Statista forecasted global big data and business analytics markets to grow to 215.7 billion U.S. dollars by 2021, with players like Databricks, Fivetran, Cribl, and dbt Labs raising millions in 2022.
Chris Gladwin, CEO, and Co-founder of Ocient, tells Digital Journal about his predictions for 2023. These centre on the data world going into large, increasing complexity, and using AI to fix issues that arise with its rapid growth.
#1 – Hyperscale Will Become Mainstream
Gladwin predicts that data-intensive businesses are moving beyond big data into the realm of hyperscale data, which is exponentially greater. And that requires a re-evaluation of data infrastructure.
According to Gladwin: “In 2023, data warehouse vendors will develop new ways to build and expand systems and services.”
He adds: “It’s not just the overall volume of data that technologists must plan for, but also the burgeoning data sets and workloads to be processed. Some leading-edge IT organizations are now working with data sets that comprise billions and trillions of records. In 2023, we could even see data sets of a quadrillion rows in data-intensive industries such as adtech, telecommunications, and geospatial.”
Hyperscale data sets will become more common as organizations leverage increasing data volumes in near real-time from operations, customers, and on-the-move devices and objects.
#2 – Data Complexity Will Increase
The nature of data is changing. There are both more data types and more complex data types with the lines continuing to blur between structured and semi-structured data.
Gladwin notes: “The software and platforms used to manage and analyze data are evolving. A new class of purpose-built databases specialize in different data types—graphs, vectors, spatial, documents, lists, video, and many others.”
He predicts: “Next-generation cloud data warehouses must be versatile—able to support multimodal data natively, to ensure performance and flexibility in the workloads they handle. The Ocient Hyperscale Data Warehouse, for example, supports arrays, tuples, matrixes, lines, polygons, geospatial data, IP addresses, and large variable-length character fields, or VARCHARs.”
Furthermore, Gladwin assesses: “The need to analyze new and more complex data types, including semi-structured data, will gain strength in the years ahead, driven by digital transformation and global business requirements. For example, a telecommunications network operator may look to analyze network metadata for visibility into the health of its switches and routers. Or an ocean shipping company may want to run geospatial analysis for logistics and route optimization.”
#3 – Data Analysis Will Be Continuous
Data warehouses are becoming “always on” analytics environments. In the years ahead, the flow of data into and out of data warehouses will be not only faster, but continuous.
Here Gladwin finds: “Technology strategists have long sought to utilize real-time data for business decision-making, but architectural and system limitations have made that a challenge, if not impossible. Also, consumption-based pricing could make continuous data cost prohibitive.”

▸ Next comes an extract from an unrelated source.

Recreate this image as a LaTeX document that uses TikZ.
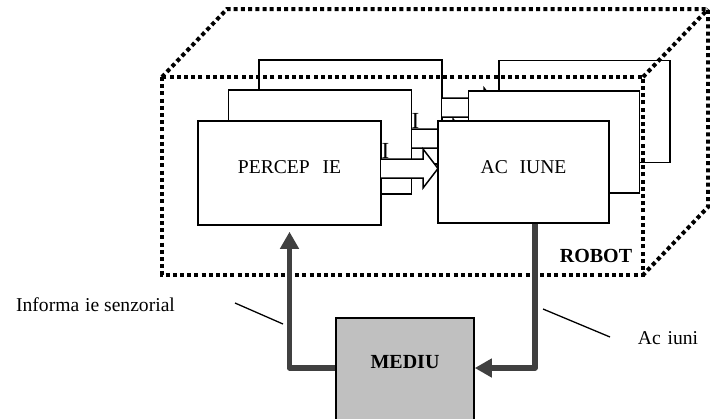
\documentclass[tikz,border=0pt]{standalone}
\usepackage{fontspec}
\setmainfont{Liberation Serif}
\usetikzlibrary{arrows.meta}
\definecolor{feedgray}{RGB}{64,64,64}
\definecolor{mediugray}{RGB}{192,192,192}
\tikzset{
  layer/.style={draw, fill=white, line width=0.75pt, inner sep=0pt},
  percbox/.style={layer, minimum width=91.5pt, minimum height=52pt, text height=7pt, text depth=6.5pt},
  actbox/.style={layer, minimum width=85.5pt, minimum height=51pt, text height=7pt, text depth=6pt},
  blockarrow/.style={draw, fill=white, line width=0.75pt},
  robotframe/.style={line width=2pt, dash pattern=on 2pt off 1.6pt},
  feedback/.style={draw=feedgray, line width=2.75pt, line join=round, -{Triangle[length=8.5pt,width=9pt]}},
  leader/.style={line width=0.65pt},
}

\begin{document}
\begin{tikzpicture}[x=0.5pt, y=-0.5pt, font=\fontsize{9.8}{12}\selectfont]
    \useasboundingbox (0,0) rectangle (710,418);
    % back layer
    \node[percbox] (percback) at (350.5,112) {};
    \draw[blockarrow] (442,98) -- (484,98) -- (484,88) -- (499,107.5) -- (484,127) -- (484,117) -- (442,117);
    \node[actbox] (actback) at (584.5,111.5) {};
    % middle layer
    \node[percbox] (percmid) at (320,142) {};
    \draw[blockarrow] (412,129) -- (453,129) -- (453,119) -- (468,138.5) -- (453,158) -- (453,148) -- (412,148);
    \node[actbox] (actmid) at (554,142) {};
    % front layer
    \node[percbox] (percfront) at (289.5,173) {PERCEP\hspace{0.65em}IE};
    \draw[blockarrow] (381,159) -- (423,159) -- (423,149) -- (438,168.5) -- (423,188) -- (423,178) -- (381,178);
    \node[actbox] (actfront) at (523.5,172) {AC\hspace{0.6em}IUNE};
    \node[font=\fontsize{11.5}{12}\selectfont, inner sep=0pt, anchor=south] (tickfront) at (385.5,159) {I};
    \node[font=\fontsize{11.5}{12}\selectfont, inner sep=0pt, anchor=south] (tickmid) at (415.5,129) {I};
    % Robot
    \draw[robotframe] (162,77) rectangle (643,275);
    \draw[robotframe] (162,77) -- (227,9) -- (708,9) -- (708,207) -- (643,275);
    \draw[robotframe] (643,77) -- (708,9);
    \node[font=\bfseries] (robotlabel) at (596,256) {ROBOT};
    % Mediu
    \node[draw, fill=mediugray, line width=0.75pt, minimum width=69pt, minimum height=60pt, anchor=north] (medium) at (405,317) {};
    \node[font=\bfseries] (mediumtext) at (405,362) {MEDIU};
    \draw[feedback] (medium.west |- 0,368) -| ([yshift=-3pt]percfront.south);
    \draw[feedback] ([xshift=5.75pt]actfront.south) |- (medium.east |- 0,368);
    % labels
    \node (infolabel) at (95.5,305) {Informa\hspace{0.3em}ie senzorial};
    \node (actlabel) at (668,338) {Ac\hspace{0.35em}iuni};
    \draw[leader] (235,303) -- (283,324);
    \draw[leader] (543,309) -- (610,337);
\end{tikzpicture}
\end{document}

In terms of change, Gladwin puts forward: “Increasingly, however, data warehouses and other infrastructure are offering new ways to stream data for real-time applications and use cases. “
In addition, Gladwin predicts: “Popular examples of real-time data in action include stock-ticker feeds, ATM transactions, and interactive games. Now, emerging use cases such as IoT sensor networks, robotic automation, and self-driving vehicles are generating ever more real-time data, which needs to be monitored, analyzed, and utilized.”
#4 – Pipelines Will Get More Sophisticated
A data pipeline is how data gets from its original source into the data warehouse. With so many new data types—and data pouring in continuously—these pipelines are becoming not only more essential, but potentially more complex.

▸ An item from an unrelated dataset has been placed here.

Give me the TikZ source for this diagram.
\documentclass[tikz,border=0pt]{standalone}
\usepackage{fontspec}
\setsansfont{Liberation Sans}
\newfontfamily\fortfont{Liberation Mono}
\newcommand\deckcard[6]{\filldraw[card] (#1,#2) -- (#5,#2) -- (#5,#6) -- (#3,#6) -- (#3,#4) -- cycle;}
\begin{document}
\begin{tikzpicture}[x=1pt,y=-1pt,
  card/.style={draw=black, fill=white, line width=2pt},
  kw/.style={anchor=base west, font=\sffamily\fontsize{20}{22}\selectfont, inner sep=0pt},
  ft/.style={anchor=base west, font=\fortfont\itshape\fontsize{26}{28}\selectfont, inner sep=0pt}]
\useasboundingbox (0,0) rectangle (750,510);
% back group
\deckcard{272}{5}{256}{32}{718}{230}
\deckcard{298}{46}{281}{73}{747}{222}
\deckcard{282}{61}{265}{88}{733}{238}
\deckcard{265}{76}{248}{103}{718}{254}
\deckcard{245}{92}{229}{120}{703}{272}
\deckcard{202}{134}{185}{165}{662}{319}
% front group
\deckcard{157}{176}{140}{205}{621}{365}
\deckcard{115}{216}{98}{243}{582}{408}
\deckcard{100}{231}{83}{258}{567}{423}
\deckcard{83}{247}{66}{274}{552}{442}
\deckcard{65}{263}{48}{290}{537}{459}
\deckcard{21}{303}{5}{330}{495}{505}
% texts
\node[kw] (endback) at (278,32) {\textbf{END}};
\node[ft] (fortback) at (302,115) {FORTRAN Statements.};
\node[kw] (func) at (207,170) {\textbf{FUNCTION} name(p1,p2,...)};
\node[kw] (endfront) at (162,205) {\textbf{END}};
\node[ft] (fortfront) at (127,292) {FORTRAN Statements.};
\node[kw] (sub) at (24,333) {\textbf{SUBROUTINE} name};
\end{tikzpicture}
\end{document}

Gladwin predicts: “In 2023, users should expect data warehouse vendors to offer new and better ways to extract, transform, load, model, test, and deploy data. And vendors will do so with a focus on integration and ease of use.”
#5 – The Economics Will Change
In relation to economics, Gladwin finds: “Sheer performance will always be a critical differentiator, but some customers do not want to pay a premium for split-second speed alone. They want superior data warehouse performance at a sustainable price.”
From this, he makes the prediction: “In 2023, it will be imperative for data warehouse providers to not only drive improvements in all aspects of performance—data ingress, indexing, I/O, transformation, and query speed—but in cost of ownership too.”
Following this, Gladwin says: “The consumption-based cloud model has been a boon in some respects because businesses can start new initiatives without an upfront investment, paying only for the compute and storage resources they use. But costs escalate as adoption grows. To avoid budget overruns, CIOs are sometimes forced to put a “cap” on access to the data warehouse. Ironically, the success of the data warehouse then becomes a limitation.”
Moreover: “In 2023, business and technology leaders will look to data warehouse providers to help them solve this dilemma. Potential solutions include flexible licensing terms and multi-cloud deployment options, including on premises. But there’s more that data warehouse vendors can and will do to lower the cost of ownership. For example, adding pre-integrated capabilities such as ETL and ML within the data warehouse adds speed, efficiency, and cost savings to data preparation.”
Gladwin closes with: “Additional savings can come through advances in system architecture that exploit industry-standard hardware, translating into lower costs in areas such as data ingress, compression, networking, I/O, and queries.”